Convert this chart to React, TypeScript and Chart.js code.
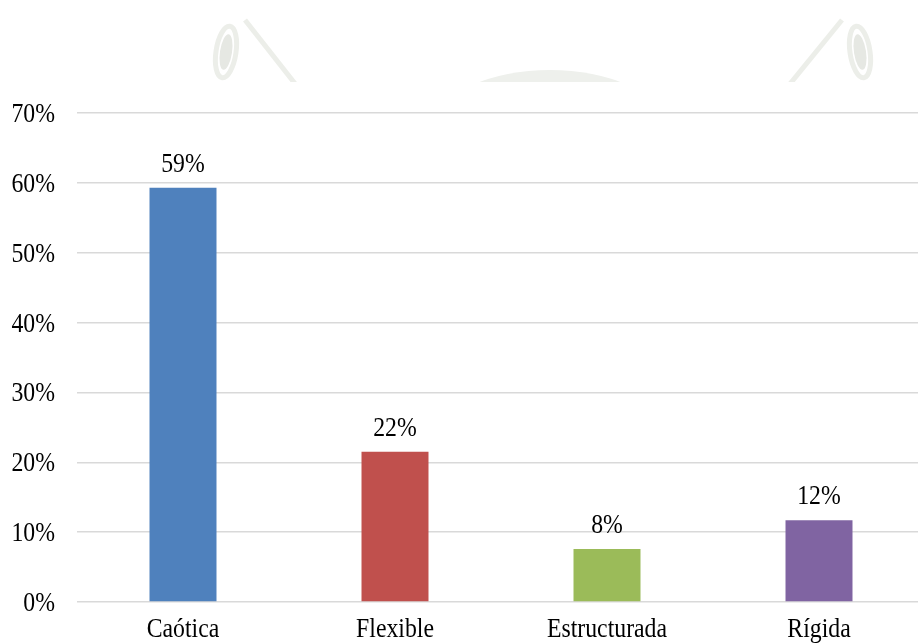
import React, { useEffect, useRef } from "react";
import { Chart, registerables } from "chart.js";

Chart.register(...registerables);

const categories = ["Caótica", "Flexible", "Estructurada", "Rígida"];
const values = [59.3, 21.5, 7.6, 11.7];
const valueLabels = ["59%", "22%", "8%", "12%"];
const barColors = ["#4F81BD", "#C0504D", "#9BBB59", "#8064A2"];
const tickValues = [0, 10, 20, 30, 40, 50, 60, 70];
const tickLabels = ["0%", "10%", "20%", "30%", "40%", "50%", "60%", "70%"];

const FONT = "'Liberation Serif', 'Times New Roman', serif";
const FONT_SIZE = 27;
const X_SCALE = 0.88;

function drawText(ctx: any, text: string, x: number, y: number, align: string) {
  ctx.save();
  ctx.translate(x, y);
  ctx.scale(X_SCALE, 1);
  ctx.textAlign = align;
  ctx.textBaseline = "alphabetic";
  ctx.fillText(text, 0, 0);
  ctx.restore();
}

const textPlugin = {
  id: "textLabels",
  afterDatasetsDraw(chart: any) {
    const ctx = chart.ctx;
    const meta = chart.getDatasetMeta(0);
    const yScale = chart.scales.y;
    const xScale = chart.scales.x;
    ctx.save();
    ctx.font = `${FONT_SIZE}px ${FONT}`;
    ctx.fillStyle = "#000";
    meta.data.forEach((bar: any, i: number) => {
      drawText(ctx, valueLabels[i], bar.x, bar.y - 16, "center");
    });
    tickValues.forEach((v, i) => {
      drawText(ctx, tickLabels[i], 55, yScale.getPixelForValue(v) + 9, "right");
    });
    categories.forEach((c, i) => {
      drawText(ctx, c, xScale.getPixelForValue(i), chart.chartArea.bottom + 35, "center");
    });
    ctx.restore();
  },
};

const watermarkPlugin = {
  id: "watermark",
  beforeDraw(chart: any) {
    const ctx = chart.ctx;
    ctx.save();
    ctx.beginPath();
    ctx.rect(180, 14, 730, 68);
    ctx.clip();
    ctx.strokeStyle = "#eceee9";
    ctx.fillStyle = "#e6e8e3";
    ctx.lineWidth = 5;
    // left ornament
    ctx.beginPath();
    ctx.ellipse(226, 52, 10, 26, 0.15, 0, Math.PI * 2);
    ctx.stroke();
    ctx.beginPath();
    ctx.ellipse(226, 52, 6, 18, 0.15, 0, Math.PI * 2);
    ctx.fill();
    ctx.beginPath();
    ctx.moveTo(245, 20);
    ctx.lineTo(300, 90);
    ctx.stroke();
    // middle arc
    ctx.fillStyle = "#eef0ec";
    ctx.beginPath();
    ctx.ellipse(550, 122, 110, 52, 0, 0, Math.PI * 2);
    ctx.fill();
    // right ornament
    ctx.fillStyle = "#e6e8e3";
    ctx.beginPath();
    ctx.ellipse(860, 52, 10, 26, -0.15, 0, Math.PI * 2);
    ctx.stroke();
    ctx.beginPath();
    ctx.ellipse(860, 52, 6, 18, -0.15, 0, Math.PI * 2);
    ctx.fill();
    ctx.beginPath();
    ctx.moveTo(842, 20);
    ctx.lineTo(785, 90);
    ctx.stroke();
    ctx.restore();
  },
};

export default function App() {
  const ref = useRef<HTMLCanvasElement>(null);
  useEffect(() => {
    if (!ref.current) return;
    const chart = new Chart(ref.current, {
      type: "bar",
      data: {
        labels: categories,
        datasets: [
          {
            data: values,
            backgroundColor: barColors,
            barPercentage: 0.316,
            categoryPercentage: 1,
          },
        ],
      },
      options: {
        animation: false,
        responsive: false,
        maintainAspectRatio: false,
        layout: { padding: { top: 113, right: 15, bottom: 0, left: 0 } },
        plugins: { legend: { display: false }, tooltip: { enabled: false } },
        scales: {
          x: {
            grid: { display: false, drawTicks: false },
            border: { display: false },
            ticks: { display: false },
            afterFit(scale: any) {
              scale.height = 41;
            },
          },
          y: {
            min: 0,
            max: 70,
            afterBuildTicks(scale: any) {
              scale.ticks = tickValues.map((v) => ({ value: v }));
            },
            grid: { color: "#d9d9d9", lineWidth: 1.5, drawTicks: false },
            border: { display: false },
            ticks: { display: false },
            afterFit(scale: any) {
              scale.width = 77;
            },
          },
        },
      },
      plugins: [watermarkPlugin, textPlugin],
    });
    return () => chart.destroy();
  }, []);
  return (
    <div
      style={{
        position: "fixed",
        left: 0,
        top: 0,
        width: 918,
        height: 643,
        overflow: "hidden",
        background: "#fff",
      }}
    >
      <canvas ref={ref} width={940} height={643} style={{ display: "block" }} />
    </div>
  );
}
—————
- EXERCISE -
From the material above, copy everything exactly but the pictures.

- RESULT BELOW -
Convert this chart to React, TypeScript and Chart.js code.
import React, { useEffect, useRef } from "react";
import { Chart, registerables } from "chart.js";

Chart.register(...registerables);

const categories = ["Caótica", "Flexible", "Estructurada", "Rígida"];
const values = [59.3, 21.5, 7.6, 11.7];
const valueLabels = ["59%", "22%", "8%", "12%"];
const barColors = ["#4F81BD", "#C0504D", "#9BBB59", "#8064A2"];
const tickValues = [0, 10, 20, 30, 40, 50, 60, 70];
const tickLabels = ["0%", "10%", "20%", "30%", "40%", "50%", "60%", "70%"];

const FONT = "'Liberation Serif', 'Times New Roman', serif";
const FONT_SIZE = 27;
const X_SCALE = 0.88;

function drawText(ctx: any, text: string, x: number, y: number, align: string) {
  ctx.save();
  ctx.translate(x, y);
  ctx.scale(X_SCALE, 1);
  ctx.textAlign = align;
  ctx.textBaseline = "alphabetic";
  ctx.fillText(text, 0, 0);
  ctx.restore();
}

const textPlugin = {
  id: "textLabels",
  afterDatasetsDraw(chart: any) {
    const ctx = chart.ctx;
    const meta = chart.getDatasetMeta(0);
    const yScale = chart.scales.y;
    const xScale = chart.scales.x;
    ctx.save();
    ctx.font = `${FONT_SIZE}px ${FONT}`;
    ctx.fillStyle = "#000";
    meta.data.forEach((bar: any, i: number) => {
      drawText(ctx, valueLabels[i], bar.x, bar.y - 16, "center");
    });
    tickValues.forEach((v, i) => {
      drawText(ctx, tickLabels[i], 55, yScale.getPixelForValue(v) + 9, "right");
    });
    categories.forEach((c, i) => {
      drawText(ctx, c, xScale.getPixelForValue(i), chart.chartArea.bottom + 35, "center");
    });
    ctx.restore();
  },
};

const watermarkPlugin = {
  id: "watermark",
  beforeDraw(chart: any) {
    const ctx = chart.ctx;
    ctx.save();
    ctx.beginPath();
    ctx.rect(180, 14, 730, 68);
    ctx.clip();
    ctx.strokeStyle = "#eceee9";
    ctx.fillStyle = "#e6e8e3";
    ctx.lineWidth = 5;
    // left ornament
    ctx.beginPath();
    ctx.ellipse(226, 52, 10, 26, 0.15, 0, Math.PI * 2);
    ctx.stroke();
    ctx.beginPath();
    ctx.ellipse(226, 52, 6, 18, 0.15, 0, Math.PI * 2);
    ctx.fill();
    ctx.beginPath();
    ctx.moveTo(245, 20);
    ctx.lineTo(300, 90);
    ctx.stroke();
    // middle arc
    ctx.fillStyle = "#eef0ec";
    ctx.beginPath();
    ctx.ellipse(550, 122, 110, 52, 0, 0, Math.PI * 2);
    ctx.fill();
    // right ornament
    ctx.fillStyle = "#e6e8e3";
    ctx.beginPath();
    ctx.ellipse(860, 52, 10, 26, -0.15, 0, Math.PI * 2);
    ctx.stroke();
    ctx.beginPath();
    ctx.ellipse(860, 52, 6, 18, -0.15, 0, Math.PI * 2);
    ctx.fill();
    ctx.beginPath();
    ctx.moveTo(842, 20);
    ctx.lineTo(785, 90);
    ctx.stroke();
    ctx.restore();
  },
};

export default function App() {
  const ref = useRef<HTMLCanvasElement>(null);
  useEffect(() => {
    if (!ref.current) return;
    const chart = new Chart(ref.current, {
      type: "bar",
      data: {
        labels: categories,
        datasets: [
          {
            data: values,
            backgroundColor: barColors,
            barPercentage: 0.316,
            categoryPercentage: 1,
          },
        ],
      },
      options: {
        animation: false,
        responsive: false,
        maintainAspectRatio: false,
        layout: { padding: { top: 113, right: 15, bottom: 0, left: 0 } },
        plugins: { legend: { display: false }, tooltip: { enabled: false } },
        scales: {
          x: {
            grid: { display: false, drawTicks: false },
            border: { display: false },
            ticks: { display: false },
            afterFit(scale: any) {
              scale.height = 41;
            },
          },
          y: {
            min: 0,
            max: 70,
            afterBuildTicks(scale: any) {
              scale.ticks = tickValues.map((v) => ({ value: v }));
            },
            grid: { color: "#d9d9d9", lineWidth: 1.5, drawTicks: false },
            border: { display: false },
            ticks: { display: false },
            afterFit(scale: any) {
              scale.width = 77;
            },
          },
        },
      },
      plugins: [watermarkPlugin, textPlugin],
    });
    return () => chart.destroy();
  }, []);
  return (
    <div
      style={{
        position: "fixed",
        left: 0,
        top: 0,
        width: 918,
        height: 643,
        overflow: "hidden",
        background: "#fff",
      }}
    >
      <canvas ref={ref} width={940} height={643} style={{ display: "block" }} />
    </div>
  );
}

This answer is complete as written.